TASK PROMPT: Return the lines that follow, exactly as they appear, from the first through the one containing "from matplotlib.patches import"; no pictures are to be included.

---

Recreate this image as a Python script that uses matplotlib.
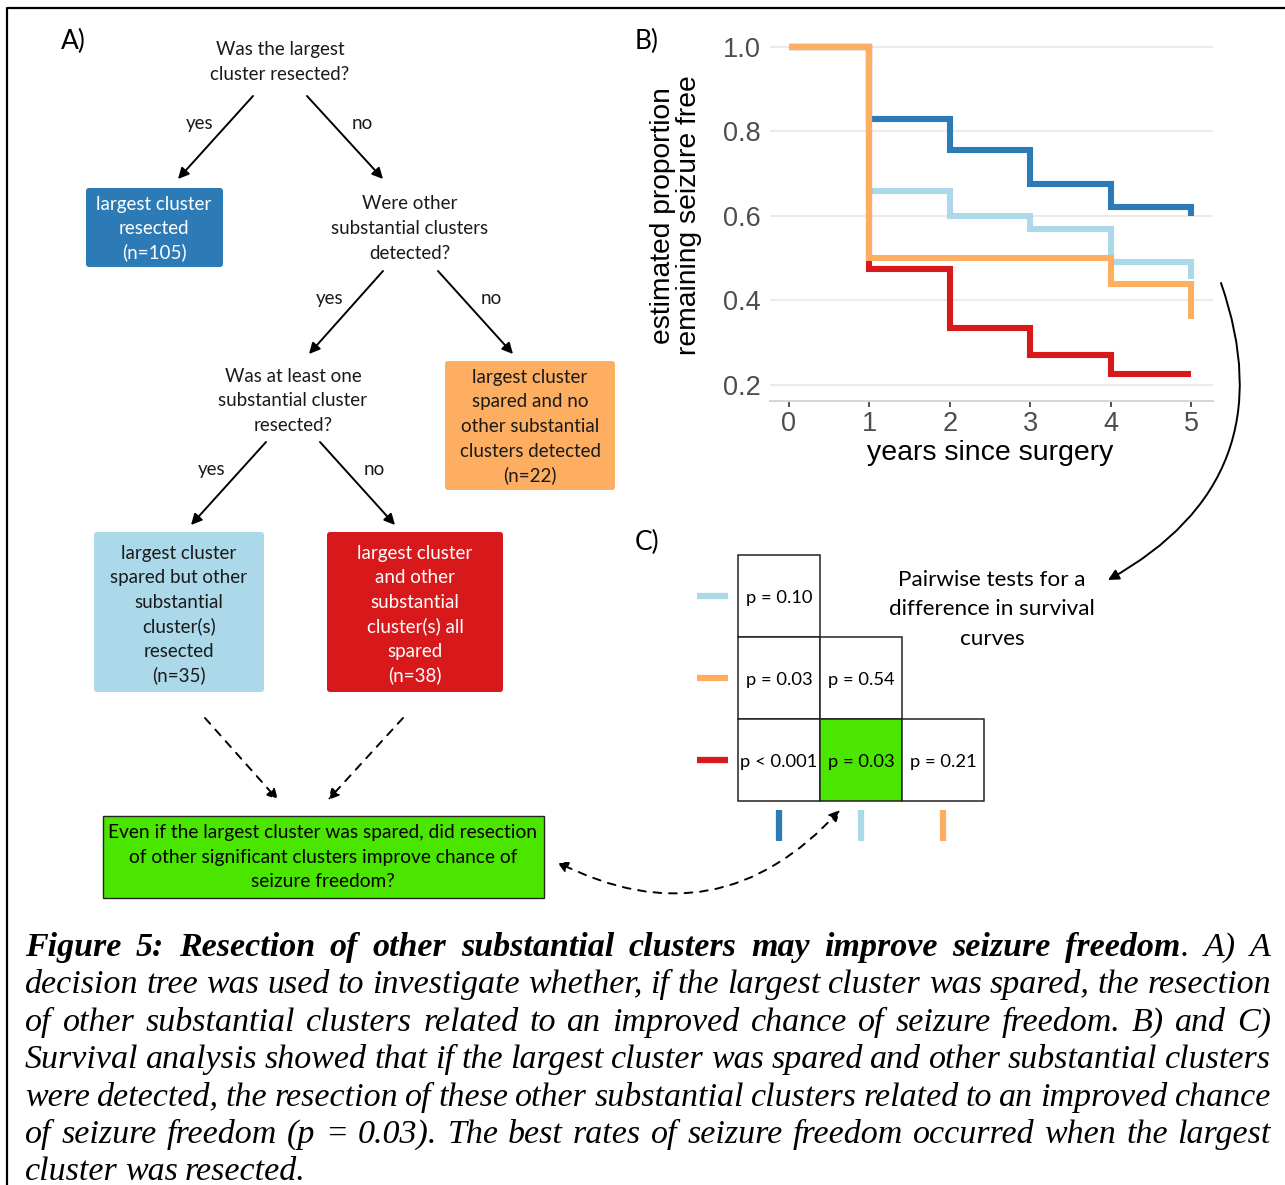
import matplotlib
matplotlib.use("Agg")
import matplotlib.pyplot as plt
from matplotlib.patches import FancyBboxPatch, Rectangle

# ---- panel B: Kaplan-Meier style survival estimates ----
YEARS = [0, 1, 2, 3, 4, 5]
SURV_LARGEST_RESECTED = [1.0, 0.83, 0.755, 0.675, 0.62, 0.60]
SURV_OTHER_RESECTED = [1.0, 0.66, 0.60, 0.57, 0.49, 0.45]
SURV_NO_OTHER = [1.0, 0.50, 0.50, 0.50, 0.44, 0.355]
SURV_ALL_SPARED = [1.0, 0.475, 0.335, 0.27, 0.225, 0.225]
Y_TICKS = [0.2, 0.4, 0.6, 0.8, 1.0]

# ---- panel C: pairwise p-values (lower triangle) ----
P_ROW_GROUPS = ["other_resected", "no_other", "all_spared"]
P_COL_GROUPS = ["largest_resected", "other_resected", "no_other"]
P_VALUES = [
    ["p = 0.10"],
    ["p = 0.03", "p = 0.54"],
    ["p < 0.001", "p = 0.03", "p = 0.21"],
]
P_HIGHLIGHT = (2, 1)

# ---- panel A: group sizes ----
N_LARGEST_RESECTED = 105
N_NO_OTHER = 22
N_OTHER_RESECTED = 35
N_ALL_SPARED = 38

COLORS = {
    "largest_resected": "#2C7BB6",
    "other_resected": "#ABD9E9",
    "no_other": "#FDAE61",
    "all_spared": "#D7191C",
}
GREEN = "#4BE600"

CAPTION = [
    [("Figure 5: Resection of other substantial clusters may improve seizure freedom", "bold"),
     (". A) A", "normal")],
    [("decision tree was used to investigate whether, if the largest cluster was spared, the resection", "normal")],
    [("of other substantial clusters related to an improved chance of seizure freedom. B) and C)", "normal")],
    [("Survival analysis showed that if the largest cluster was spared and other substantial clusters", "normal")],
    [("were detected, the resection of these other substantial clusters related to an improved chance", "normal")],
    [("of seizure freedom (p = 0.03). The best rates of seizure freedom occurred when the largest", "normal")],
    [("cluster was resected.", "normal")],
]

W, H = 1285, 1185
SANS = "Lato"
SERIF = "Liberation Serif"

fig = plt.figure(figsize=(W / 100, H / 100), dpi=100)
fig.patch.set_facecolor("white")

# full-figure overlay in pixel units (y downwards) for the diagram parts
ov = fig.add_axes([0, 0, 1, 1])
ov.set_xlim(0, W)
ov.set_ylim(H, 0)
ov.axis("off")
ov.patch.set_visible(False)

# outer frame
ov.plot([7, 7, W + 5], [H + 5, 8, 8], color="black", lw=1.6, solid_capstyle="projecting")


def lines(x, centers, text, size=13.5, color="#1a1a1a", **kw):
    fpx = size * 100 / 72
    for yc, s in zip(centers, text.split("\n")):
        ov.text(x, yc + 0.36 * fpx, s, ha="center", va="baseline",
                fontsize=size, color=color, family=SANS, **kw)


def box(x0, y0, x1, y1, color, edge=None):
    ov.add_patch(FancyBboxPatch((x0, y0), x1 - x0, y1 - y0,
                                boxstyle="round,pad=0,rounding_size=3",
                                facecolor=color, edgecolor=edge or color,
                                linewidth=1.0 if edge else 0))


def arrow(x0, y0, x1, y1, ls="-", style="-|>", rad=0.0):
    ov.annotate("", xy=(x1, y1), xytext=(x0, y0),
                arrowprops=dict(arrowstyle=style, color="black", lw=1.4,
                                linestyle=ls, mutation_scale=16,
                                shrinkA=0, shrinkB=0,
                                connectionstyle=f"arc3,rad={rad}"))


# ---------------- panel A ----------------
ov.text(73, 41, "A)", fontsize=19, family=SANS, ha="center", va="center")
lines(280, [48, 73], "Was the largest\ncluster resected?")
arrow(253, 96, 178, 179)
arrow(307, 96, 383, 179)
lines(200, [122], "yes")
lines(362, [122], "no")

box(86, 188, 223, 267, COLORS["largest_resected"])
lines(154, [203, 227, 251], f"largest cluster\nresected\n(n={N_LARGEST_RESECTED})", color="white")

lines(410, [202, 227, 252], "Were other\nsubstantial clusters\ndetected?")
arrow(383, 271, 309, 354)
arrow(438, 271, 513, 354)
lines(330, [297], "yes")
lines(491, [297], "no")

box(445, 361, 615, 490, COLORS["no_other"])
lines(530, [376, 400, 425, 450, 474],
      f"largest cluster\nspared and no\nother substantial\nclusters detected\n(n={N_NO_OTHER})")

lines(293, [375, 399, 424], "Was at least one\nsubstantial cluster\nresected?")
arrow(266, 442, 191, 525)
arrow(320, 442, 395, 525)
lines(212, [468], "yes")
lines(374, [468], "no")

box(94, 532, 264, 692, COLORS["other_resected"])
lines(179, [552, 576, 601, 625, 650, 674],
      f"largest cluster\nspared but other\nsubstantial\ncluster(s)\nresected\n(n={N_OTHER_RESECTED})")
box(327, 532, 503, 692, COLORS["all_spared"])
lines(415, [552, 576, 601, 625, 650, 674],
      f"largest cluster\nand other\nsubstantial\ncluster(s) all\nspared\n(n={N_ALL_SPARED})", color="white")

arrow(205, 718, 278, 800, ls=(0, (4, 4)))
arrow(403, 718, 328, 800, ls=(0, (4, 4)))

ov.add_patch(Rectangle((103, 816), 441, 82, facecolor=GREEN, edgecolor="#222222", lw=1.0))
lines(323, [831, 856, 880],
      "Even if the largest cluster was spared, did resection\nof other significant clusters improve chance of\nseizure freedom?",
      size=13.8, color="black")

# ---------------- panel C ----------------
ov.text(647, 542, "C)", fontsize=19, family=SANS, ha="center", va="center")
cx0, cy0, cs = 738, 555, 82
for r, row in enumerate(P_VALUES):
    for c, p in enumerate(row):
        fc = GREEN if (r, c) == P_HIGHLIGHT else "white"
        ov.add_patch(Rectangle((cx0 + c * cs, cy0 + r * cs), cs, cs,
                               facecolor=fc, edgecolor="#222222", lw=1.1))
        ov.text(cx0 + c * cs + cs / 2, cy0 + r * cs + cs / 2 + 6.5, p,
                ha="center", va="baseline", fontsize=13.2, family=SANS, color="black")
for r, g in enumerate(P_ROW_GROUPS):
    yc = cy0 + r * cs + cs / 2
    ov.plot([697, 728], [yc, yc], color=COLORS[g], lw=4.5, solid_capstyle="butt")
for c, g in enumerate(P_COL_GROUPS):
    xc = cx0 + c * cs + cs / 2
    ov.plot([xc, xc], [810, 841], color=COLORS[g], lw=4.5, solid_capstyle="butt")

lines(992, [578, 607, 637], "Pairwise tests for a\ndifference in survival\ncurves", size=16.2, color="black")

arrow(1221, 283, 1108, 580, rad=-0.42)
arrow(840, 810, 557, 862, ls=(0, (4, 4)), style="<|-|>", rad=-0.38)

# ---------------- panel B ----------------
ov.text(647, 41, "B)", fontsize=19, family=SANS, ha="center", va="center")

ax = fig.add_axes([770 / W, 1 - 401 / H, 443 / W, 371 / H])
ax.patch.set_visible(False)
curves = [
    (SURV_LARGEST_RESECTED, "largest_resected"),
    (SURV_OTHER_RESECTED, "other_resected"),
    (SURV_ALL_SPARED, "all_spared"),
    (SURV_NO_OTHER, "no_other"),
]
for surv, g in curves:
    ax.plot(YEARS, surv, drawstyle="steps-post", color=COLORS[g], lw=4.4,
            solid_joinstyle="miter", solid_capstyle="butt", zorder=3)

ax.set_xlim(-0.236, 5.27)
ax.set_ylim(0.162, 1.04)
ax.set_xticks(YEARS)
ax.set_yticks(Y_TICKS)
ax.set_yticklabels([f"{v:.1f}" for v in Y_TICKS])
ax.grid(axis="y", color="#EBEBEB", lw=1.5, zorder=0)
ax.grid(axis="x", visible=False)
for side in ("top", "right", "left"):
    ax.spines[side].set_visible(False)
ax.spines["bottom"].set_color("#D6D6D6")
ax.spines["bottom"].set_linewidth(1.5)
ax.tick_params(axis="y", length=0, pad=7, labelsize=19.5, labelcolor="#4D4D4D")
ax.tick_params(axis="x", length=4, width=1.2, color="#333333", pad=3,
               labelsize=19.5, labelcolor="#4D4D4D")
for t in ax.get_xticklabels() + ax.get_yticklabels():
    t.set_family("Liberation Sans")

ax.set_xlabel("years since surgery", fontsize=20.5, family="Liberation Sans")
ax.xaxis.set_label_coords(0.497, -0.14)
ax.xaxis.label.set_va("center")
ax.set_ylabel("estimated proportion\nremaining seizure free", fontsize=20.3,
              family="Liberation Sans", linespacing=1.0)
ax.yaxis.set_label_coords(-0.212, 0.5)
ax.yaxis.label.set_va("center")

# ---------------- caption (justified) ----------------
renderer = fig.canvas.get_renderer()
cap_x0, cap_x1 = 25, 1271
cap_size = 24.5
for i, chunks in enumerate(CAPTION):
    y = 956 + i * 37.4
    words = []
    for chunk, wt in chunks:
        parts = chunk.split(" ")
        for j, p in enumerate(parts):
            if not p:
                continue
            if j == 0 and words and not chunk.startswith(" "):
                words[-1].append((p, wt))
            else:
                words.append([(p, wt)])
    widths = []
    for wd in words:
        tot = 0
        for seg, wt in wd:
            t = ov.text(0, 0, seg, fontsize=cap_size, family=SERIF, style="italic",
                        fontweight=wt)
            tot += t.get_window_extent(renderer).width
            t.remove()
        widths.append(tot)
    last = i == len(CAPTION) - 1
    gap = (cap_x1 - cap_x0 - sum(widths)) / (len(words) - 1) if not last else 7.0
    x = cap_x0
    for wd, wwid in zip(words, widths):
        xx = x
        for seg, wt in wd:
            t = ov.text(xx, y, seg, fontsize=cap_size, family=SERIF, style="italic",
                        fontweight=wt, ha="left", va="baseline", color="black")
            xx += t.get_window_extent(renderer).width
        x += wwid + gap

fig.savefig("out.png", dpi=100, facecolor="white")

---

REPLY:
Recreate this image as a Python script that uses matplotlib.
import matplotlib
matplotlib.use("Agg")
import matplotlib.pyplot as plt
from matplotlib.patches import FancyBboxPatch, Rectangle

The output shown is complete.